Carry none of the pictures over; set down the material below exactly.

Data block:
::::::::::

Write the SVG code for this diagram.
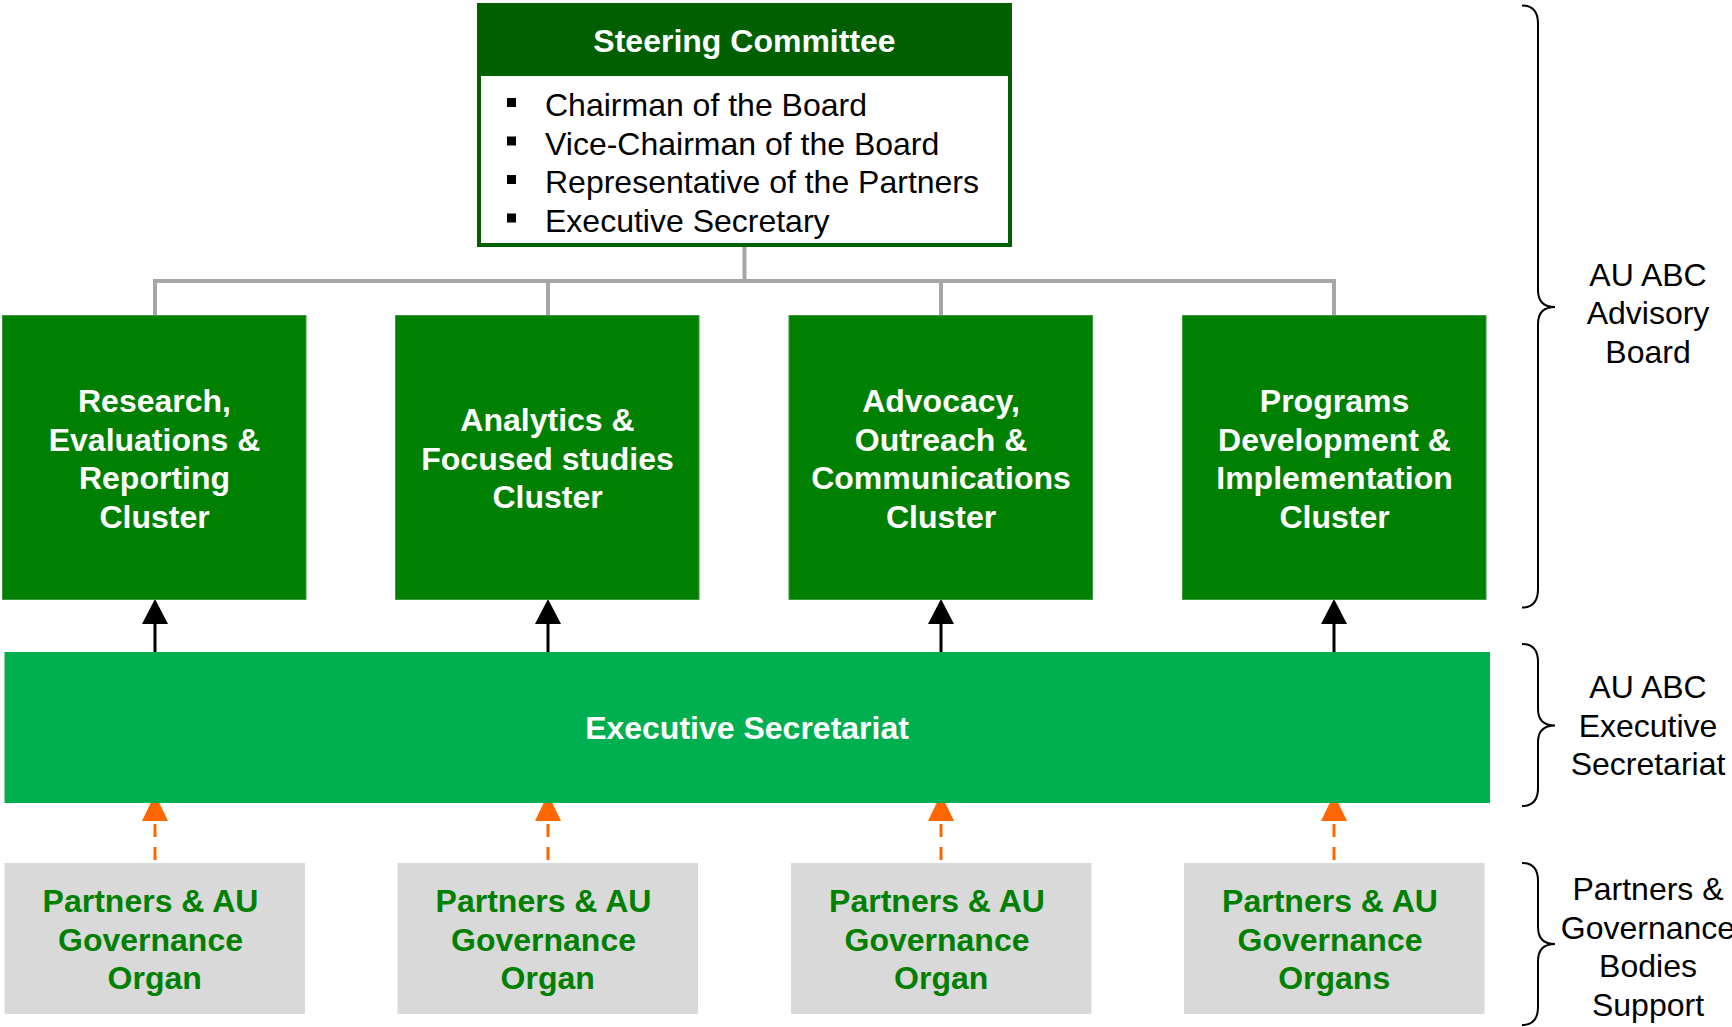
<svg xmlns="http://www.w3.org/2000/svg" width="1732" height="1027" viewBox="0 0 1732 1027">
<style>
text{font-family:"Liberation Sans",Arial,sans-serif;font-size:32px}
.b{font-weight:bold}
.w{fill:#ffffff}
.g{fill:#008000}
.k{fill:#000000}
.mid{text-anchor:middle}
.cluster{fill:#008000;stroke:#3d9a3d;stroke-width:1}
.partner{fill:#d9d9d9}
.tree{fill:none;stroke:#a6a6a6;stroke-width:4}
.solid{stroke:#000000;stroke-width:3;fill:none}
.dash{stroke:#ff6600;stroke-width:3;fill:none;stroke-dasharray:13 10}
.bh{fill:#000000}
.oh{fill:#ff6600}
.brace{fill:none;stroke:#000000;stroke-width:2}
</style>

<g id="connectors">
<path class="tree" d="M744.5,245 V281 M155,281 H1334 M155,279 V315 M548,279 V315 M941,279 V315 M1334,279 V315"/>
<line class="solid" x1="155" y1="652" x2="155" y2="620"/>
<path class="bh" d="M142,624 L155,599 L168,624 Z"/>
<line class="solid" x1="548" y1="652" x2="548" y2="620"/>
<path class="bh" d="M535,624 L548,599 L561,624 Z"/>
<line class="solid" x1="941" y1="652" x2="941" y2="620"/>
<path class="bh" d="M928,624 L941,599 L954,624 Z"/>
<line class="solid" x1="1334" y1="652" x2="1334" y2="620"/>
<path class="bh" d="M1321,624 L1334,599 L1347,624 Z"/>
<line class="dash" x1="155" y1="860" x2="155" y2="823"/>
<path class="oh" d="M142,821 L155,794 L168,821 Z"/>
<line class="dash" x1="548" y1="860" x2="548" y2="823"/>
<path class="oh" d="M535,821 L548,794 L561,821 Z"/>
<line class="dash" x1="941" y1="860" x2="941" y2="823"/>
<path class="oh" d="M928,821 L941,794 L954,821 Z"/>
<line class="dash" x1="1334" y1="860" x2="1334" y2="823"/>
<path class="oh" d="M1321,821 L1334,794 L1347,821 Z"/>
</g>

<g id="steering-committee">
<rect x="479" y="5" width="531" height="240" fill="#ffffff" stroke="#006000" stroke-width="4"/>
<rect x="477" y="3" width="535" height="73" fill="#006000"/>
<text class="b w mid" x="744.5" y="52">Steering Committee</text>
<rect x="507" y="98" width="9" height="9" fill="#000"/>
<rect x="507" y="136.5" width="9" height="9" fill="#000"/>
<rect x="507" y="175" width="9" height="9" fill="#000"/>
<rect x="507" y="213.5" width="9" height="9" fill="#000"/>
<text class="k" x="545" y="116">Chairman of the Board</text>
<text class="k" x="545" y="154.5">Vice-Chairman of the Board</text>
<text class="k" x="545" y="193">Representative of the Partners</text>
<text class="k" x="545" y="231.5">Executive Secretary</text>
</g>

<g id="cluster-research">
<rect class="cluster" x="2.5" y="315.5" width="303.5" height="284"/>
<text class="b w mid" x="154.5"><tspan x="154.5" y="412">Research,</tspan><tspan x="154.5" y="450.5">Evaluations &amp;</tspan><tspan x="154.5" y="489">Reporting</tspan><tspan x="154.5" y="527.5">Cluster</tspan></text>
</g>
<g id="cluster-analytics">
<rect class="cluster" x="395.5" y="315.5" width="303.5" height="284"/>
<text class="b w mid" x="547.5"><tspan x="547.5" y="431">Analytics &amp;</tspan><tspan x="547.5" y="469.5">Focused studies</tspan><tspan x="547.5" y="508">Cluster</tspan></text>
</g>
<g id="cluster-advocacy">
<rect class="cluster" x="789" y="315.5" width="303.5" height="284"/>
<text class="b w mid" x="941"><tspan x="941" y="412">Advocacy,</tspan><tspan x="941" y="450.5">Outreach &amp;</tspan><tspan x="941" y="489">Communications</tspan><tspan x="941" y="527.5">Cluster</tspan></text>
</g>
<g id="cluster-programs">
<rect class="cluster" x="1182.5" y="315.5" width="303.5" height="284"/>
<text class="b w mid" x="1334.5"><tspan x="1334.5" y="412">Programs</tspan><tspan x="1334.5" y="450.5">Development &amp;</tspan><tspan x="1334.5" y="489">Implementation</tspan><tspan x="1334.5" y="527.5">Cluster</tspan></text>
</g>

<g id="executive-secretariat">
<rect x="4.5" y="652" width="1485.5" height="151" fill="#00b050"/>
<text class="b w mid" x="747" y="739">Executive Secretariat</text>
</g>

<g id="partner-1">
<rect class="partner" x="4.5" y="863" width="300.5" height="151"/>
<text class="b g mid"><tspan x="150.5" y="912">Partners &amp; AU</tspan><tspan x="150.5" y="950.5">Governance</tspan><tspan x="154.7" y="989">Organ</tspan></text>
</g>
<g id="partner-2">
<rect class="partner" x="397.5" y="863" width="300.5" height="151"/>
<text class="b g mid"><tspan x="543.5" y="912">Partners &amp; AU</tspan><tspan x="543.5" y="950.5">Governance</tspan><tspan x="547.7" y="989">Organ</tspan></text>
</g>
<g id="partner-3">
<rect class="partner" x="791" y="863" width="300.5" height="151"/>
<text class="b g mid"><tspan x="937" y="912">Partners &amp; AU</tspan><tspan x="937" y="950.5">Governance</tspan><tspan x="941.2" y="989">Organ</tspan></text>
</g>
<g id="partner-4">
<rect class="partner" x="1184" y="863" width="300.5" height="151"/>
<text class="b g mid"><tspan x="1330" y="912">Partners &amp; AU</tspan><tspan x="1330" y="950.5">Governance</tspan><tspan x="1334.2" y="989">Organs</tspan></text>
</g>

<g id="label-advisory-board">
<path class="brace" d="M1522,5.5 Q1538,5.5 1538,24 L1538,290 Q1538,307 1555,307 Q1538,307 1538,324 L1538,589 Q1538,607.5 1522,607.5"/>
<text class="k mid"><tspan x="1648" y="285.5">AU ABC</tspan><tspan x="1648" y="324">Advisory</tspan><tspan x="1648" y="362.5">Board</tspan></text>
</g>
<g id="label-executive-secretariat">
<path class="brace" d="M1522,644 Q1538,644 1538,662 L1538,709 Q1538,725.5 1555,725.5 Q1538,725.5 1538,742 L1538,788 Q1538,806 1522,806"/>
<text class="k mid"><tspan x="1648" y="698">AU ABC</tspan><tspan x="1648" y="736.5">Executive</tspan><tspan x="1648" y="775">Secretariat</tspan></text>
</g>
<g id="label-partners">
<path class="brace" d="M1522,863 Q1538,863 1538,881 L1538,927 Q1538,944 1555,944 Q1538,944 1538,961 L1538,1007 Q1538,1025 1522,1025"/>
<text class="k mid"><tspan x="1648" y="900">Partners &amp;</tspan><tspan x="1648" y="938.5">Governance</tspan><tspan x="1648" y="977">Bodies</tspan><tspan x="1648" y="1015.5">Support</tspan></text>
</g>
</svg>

::::::::::

Solution to this problem:
Write the SVG code for this diagram.
<svg xmlns="http://www.w3.org/2000/svg" width="1732" height="1027" viewBox="0 0 1732 1027">
<style>
text{font-family:"Liberation Sans",Arial,sans-serif;font-size:32px}
.b{font-weight:bold}
.w{fill:#ffffff}
.g{fill:#008000}
.k{fill:#000000}
.mid{text-anchor:middle}
.cluster{fill:#008000;stroke:#3d9a3d;stroke-width:1}
.partner{fill:#d9d9d9}
.tree{fill:none;stroke:#a6a6a6;stroke-width:4}
.solid{stroke:#000000;stroke-width:3;fill:none}
.dash{stroke:#ff6600;stroke-width:3;fill:none;stroke-dasharray:13 10}
.bh{fill:#000000}
.oh{fill:#ff6600}
.brace{fill:none;stroke:#000000;stroke-width:2}
</style>

<g id="connectors">
<path class="tree" d="M744.5,245 V281 M155,281 H1334 M155,279 V315 M548,279 V315 M941,279 V315 M1334,279 V315"/>
<line class="solid" x1="155" y1="652" x2="155" y2="620"/>
<path class="bh" d="M142,624 L155,599 L168,624 Z"/>
<line class="solid" x1="548" y1="652" x2="548" y2="620"/>
<path class="bh" d="M535,624 L548,599 L561,624 Z"/>
<line class="solid" x1="941" y1="652" x2="941" y2="620"/>
<path class="bh" d="M928,624 L941,599 L954,624 Z"/>
<line class="solid" x1="1334" y1="652" x2="1334" y2="620"/>
<path class="bh" d="M1321,624 L1334,599 L1347,624 Z"/>
<line class="dash" x1="155" y1="860" x2="155" y2="823"/>
<path class="oh" d="M142,821 L155,794 L168,821 Z"/>
<line class="dash" x1="548" y1="860" x2="548" y2="823"/>
<path class="oh" d="M535,821 L548,794 L561,821 Z"/>
<line class="dash" x1="941" y1="860" x2="941" y2="823"/>
<path class="oh" d="M928,821 L941,794 L954,821 Z"/>
<line class="dash" x1="1334" y1="860" x2="1334" y2="823"/>
<path class="oh" d="M1321,821 L1334,794 L1347,821 Z"/>
</g>

<g id="steering-committee">
<rect x="479" y="5" width="531" height="240" fill="#ffffff" stroke="#006000" stroke-width="4"/>
<rect x="477" y="3" width="535" height="73" fill="#006000"/>
<text class="b w mid" x="744.5" y="52">Steering Committee</text>
<rect x="507" y="98" width="9" height="9" fill="#000"/>
<rect x="507" y="136.5" width="9" height="9" fill="#000"/>
<rect x="507" y="175" width="9" height="9" fill="#000"/>
<rect x="507" y="213.5" width="9" height="9" fill="#000"/>
<text class="k" x="545" y="116">Chairman of the Board</text>
<text class="k" x="545" y="154.5">Vice-Chairman of the Board</text>
<text class="k" x="545" y="193">Representative of the Partners</text>
<text class="k" x="545" y="231.5">Executive Secretary</text>
</g>

<g id="cluster-research">
<rect class="cluster" x="2.5" y="315.5" width="303.5" height="284"/>
<text class="b w mid" x="154.5"><tspan x="154.5" y="412">Research,</tspan><tspan x="154.5" y="450.5">Evaluations &amp;</tspan><tspan x="154.5" y="489">Reporting</tspan><tspan x="154.5" y="527.5">Cluster</tspan></text>
</g>
<g id="cluster-analytics">
<rect class="cluster" x="395.5" y="315.5" width="303.5" height="284"/>
<text class="b w mid" x="547.5"><tspan x="547.5" y="431">Analytics &amp;</tspan><tspan x="547.5" y="469.5">Focused studies</tspan><tspan x="547.5" y="508">Cluster</tspan></text>
</g>
<g id="cluster-advocacy">
<rect class="cluster" x="789" y="315.5" width="303.5" height="284"/>
<text class="b w mid" x="941"><tspan x="941" y="412">Advocacy,</tspan><tspan x="941" y="450.5">Outreach &amp;</tspan><tspan x="941" y="489">Communications</tspan><tspan x="941" y="527.5">Cluster</tspan></text>
</g>
<g id="cluster-programs">
<rect class="cluster" x="1182.5" y="315.5" width="303.5" height="284"/>
<text class="b w mid" x="1334.5"><tspan x="1334.5" y="412">Programs</tspan><tspan x="1334.5" y="450.5">Development &amp;</tspan><tspan x="1334.5" y="489">Implementation</tspan><tspan x="1334.5" y="527.5">Cluster</tspan></text>
</g>

<g id="executive-secretariat">
<rect x="4.5" y="652" width="1485.5" height="151" fill="#00b050"/>
<text class="b w mid" x="747" y="739">Executive Secretariat</text>
</g>

<g id="partner-1">
<rect class="partner" x="4.5" y="863" width="300.5" height="151"/>
<text class="b g mid"><tspan x="150.5" y="912">Partners &amp; AU</tspan><tspan x="150.5" y="950.5">Governance</tspan><tspan x="154.7" y="989">Organ</tspan></text>
</g>
<g id="partner-2">
<rect class="partner" x="397.5" y="863" width="300.5" height="151"/>
<text class="b g mid"><tspan x="543.5" y="912">Partners &amp; AU</tspan><tspan x="543.5" y="950.5">Governance</tspan><tspan x="547.7" y="989">Organ</tspan></text>
</g>
<g id="partner-3">
<rect class="partner" x="791" y="863" width="300.5" height="151"/>
<text class="b g mid"><tspan x="937" y="912">Partners &amp; AU</tspan><tspan x="937" y="950.5">Governance</tspan><tspan x="941.2" y="989">Organ</tspan></text>
</g>
<g id="partner-4">
<rect class="partner" x="1184" y="863" width="300.5" height="151"/>
<text class="b g mid"><tspan x="1330" y="912">Partners &amp; AU</tspan><tspan x="1330" y="950.5">Governance</tspan><tspan x="1334.2" y="989">Organs</tspan></text>
</g>

<g id="label-advisory-board">
<path class="brace" d="M1522,5.5 Q1538,5.5 1538,24 L1538,290 Q1538,307 1555,307 Q1538,307 1538,324 L1538,589 Q1538,607.5 1522,607.5"/>
<text class="k mid"><tspan x="1648" y="285.5">AU ABC</tspan><tspan x="1648" y="324">Advisory</tspan><tspan x="1648" y="362.5">Board</tspan></text>
</g>
<g id="label-executive-secretariat">
<path class="brace" d="M1522,644 Q1538,644 1538,662 L1538,709 Q1538,725.5 1555,725.5 Q1538,725.5 1538,742 L1538,788 Q1538,806 1522,806"/>
<text class="k mid"><tspan x="1648" y="698">AU ABC</tspan><tspan x="1648" y="736.5">Executive</tspan><tspan x="1648" y="775">Secretariat</tspan></text>
</g>
<g id="label-partners">
<path class="brace" d="M1522,863 Q1538,863 1538,881 L1538,927 Q1538,944 1555,944 Q1538,944 1538,961 L1538,1007 Q1538,1025 1522,1025"/>
<text class="k mid"><tspan x="1648" y="900">Partners &amp;</tspan><tspan x="1648" y="938.5">Governance</tspan><tspan x="1648" y="977">Bodies</tspan><tspan x="1648" y="1015.5">Support</tspan></text>
</g>
</svg>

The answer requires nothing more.